You would have fun analyzing Booster Juice. Now that is marketing genius.
Teresa
What about the fact that I think Bounty chocolate bars are healthy because they have coconut in them? That's valid, right?
This reminds me of a conversation I heard on the subway:
Girl 1: I think I'm going to do a detox.
Girl 2: Which one?
Girl 1: The one Beyonce did. The Kanye Pepper Detox.
...yup. Kayne Pepper. I weep for the health of our youth!
What on earth were they doing in the organic shop in the market?!
Totally with you on that Jen! It is getting harder and harder to really eat clean food, everything tries to fool you - my favourite peeve is the word Lite, which depending on the product could be light on fat or light on sugar, but rarely both. Lite on fat means more sugar! And who says that fructose is any better than glucose or sucrose, they are all sugar!

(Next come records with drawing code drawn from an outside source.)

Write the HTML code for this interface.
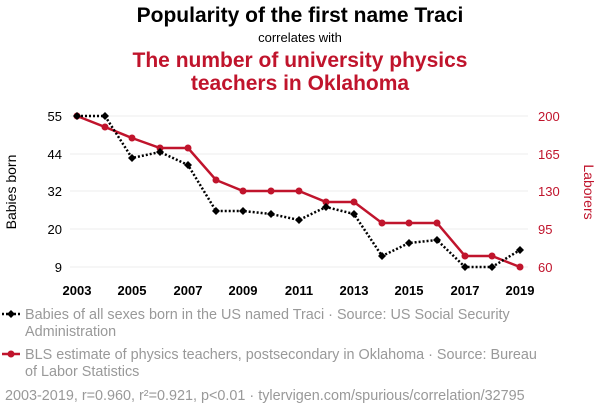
<!DOCTYPE html>
<html><head><meta charset="utf-8"><style>
body{margin:0;background:#fff;width:600px;height:414px;overflow:hidden;font-family:"Liberation Sans",sans-serif}
</style></head><body>
<svg width="600" height="414" xmlns="http://www.w3.org/2000/svg" font-family="Liberation Sans, sans-serif">
<text x="300" y="22" text-anchor="middle" font-size="21" font-weight="bold" fill="#000">Popularity of the first name Traci</text>
<text x="300" y="42" text-anchor="middle" font-size="13" fill="#000">correlates with</text>
<text x="300" y="67" text-anchor="middle" font-size="21" font-weight="bold" fill="#c0142c">The number of university physics</text>
<text x="300" y="90" text-anchor="middle" font-size="21" font-weight="bold" fill="#c0142c">teachers in Oklahoma</text>
<g stroke="#eee" stroke-width="1">
<line x1="70" x2="528" y1="116" y2="116"/><line x1="70" x2="528" y1="154" y2="154"/><line x1="70" x2="528" y1="191" y2="191"/><line x1="70" x2="528" y1="229" y2="229"/><line x1="70" x2="528" y1="267" y2="267"/>
</g>
<g font-size="13" fill="#000" text-anchor="end">
<text x="62" y="121">55</text><text x="62" y="159">44</text><text x="62" y="196">32</text><text x="62" y="234">20</text><text x="62" y="272">9</text>
</g>
<g font-size="13" fill="#c0142c" text-anchor="start">
<text x="538" y="121">200</text><text x="538" y="159">165</text><text x="538" y="196">130</text><text x="538" y="234">95</text><text x="538" y="272">60</text>
</g>
<text transform="translate(16,192) rotate(-90)" text-anchor="middle" font-size="14" fill="#000">Babies born</text>
<text transform="translate(584,192) rotate(90)" text-anchor="middle" font-size="14" fill="#c0142c">Laborers</text>
<g font-size="13" font-weight="bold" fill="#000" text-anchor="middle">
<text x="77" y="295">2003</text><text x="132" y="295">2005</text><text x="188" y="295">2007</text><text x="243" y="295">2009</text><text x="299" y="295">2011</text><text x="354" y="295">2013</text><text x="409" y="295">2015</text><text x="465" y="295">2017</text><text x="520" y="295">2019</text>
</g>
<polyline fill="none" stroke="#c0142c" stroke-width="2.5" points="77,116 105,127 132,138 160,148 188,148 216,180 243,191 271,191 299,191 326,202 354,202 382,223 409,223 437,223 465,256 492,256 520,267"/>
<g fill="#c0142c">
<circle cx="77" cy="116" r="3.5"/><circle cx="105" cy="127" r="3.5"/><circle cx="132" cy="138" r="3.5"/><circle cx="160" cy="148" r="3.5"/><circle cx="188" cy="148" r="3.5"/><circle cx="216" cy="180" r="3.5"/><circle cx="243" cy="191" r="3.5"/><circle cx="271" cy="191" r="3.5"/><circle cx="299" cy="191" r="3.5"/><circle cx="326" cy="202" r="3.5"/><circle cx="354" cy="202" r="3.5"/><circle cx="382" cy="223" r="3.5"/><circle cx="409" cy="223" r="3.5"/><circle cx="437" cy="223" r="3.5"/><circle cx="465" cy="256" r="3.5"/><circle cx="492" cy="256" r="3.5"/><circle cx="520" cy="267" r="3.5"/>
</g>
<polyline fill="none" stroke="#000" stroke-width="2.5" stroke-dasharray="2,2" points="77,116 105,116 132,158 160,152 188,165 216,211 243,211 271,214 299,220 326,207 354,214 382,256 409,243 437,240 465,267 492,267 520,250"/>
<g fill="#000">
<path d="M77 112l4 4-4 4-4-4z"/><path d="M105 112l4 4-4 4-4-4z"/><path d="M132 154l4 4-4 4-4-4z"/><path d="M160 148l4 4-4 4-4-4z"/><path d="M188 161l4 4-4 4-4-4z"/><path d="M216 207l4 4-4 4-4-4z"/><path d="M243 207l4 4-4 4-4-4z"/><path d="M271 210l4 4-4 4-4-4z"/><path d="M299 216l4 4-4 4-4-4z"/><path d="M326 203l4 4-4 4-4-4z"/><path d="M354 210l4 4-4 4-4-4z"/><path d="M382 252l4 4-4 4-4-4z"/><path d="M409 239l4 4-4 4-4-4z"/><path d="M437 236l4 4-4 4-4-4z"/><path d="M465 263l4 4-4 4-4-4z"/><path d="M492 263l4 4-4 4-4-4z"/><path d="M520 246l4 4-4 4-4-4z"/>
</g>
<line x1="2" x2="20" y1="314" y2="314" stroke="#000" stroke-width="2.5" stroke-dasharray="2,2"/>
<path d="M11 310l4 4-4 4-4-4z" fill="#000"/>
<g font-size="14.4" fill="#999">
<text x="25" y="319">Babies of all sexes born in the US named Traci · Source: US Social Security</text>
<text x="25" y="336">Administration</text>
<text x="25" y="359">BLS estimate of physics teachers, postsecondary in Oklahoma · Source: Bureau</text>
<text x="25" y="376">of Labor Statistics</text>
<text x="5" y="400">2003-2019, r=0.960, r²=0.921, p&lt;0.01 · tylervigen.com/spurious/correlation/32795</text>
</g>
<line x1="2" x2="20" y1="354" y2="354" stroke="#c0142c" stroke-width="2.5"/>
<circle cx="11" cy="354" r="3.5" fill="#c0142c"/>
</svg>
</body></html>
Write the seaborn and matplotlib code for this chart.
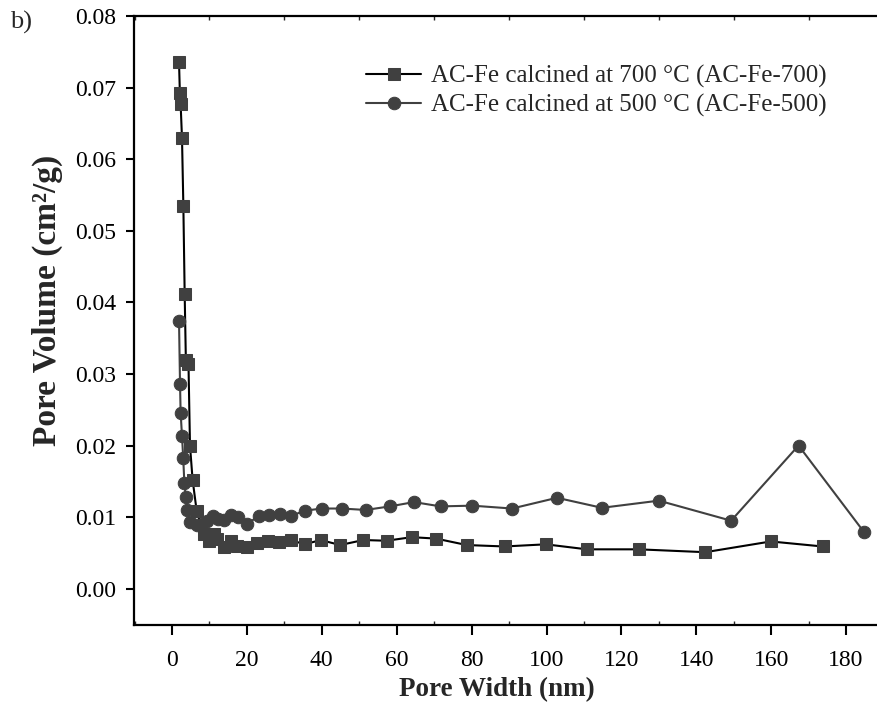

I am subscribed to Jamie's site and would very much like to see him come and spend some time in Canada -- for christ's sake, Canada is at least still related to the UK, but the USA is the estranged long lost uncle!
It's maddening, isn't it?! How can anyone assume that anything from a food court could possibly be good for them? And sidebar, I *loooove* me some St Lawrence Market! My mother used to drive us down there at 5:30am every Saturday morning, and depending on what we got, we'd do Paddington's for breakfast.
Kanye Pepper Detox. Buhahaha.
I've been making homemade taco salad for a long time and it's a healthy food. It's awesome! When I tell my friends I had taco salad for lunch, they always assume it's the tortilla bowl, fake cheese-laden glop. They couldn't be further from the truth. My favorite add-in is part of a tin of organic tri beans - a combination of red kidney beans, black beans, and pinto beans.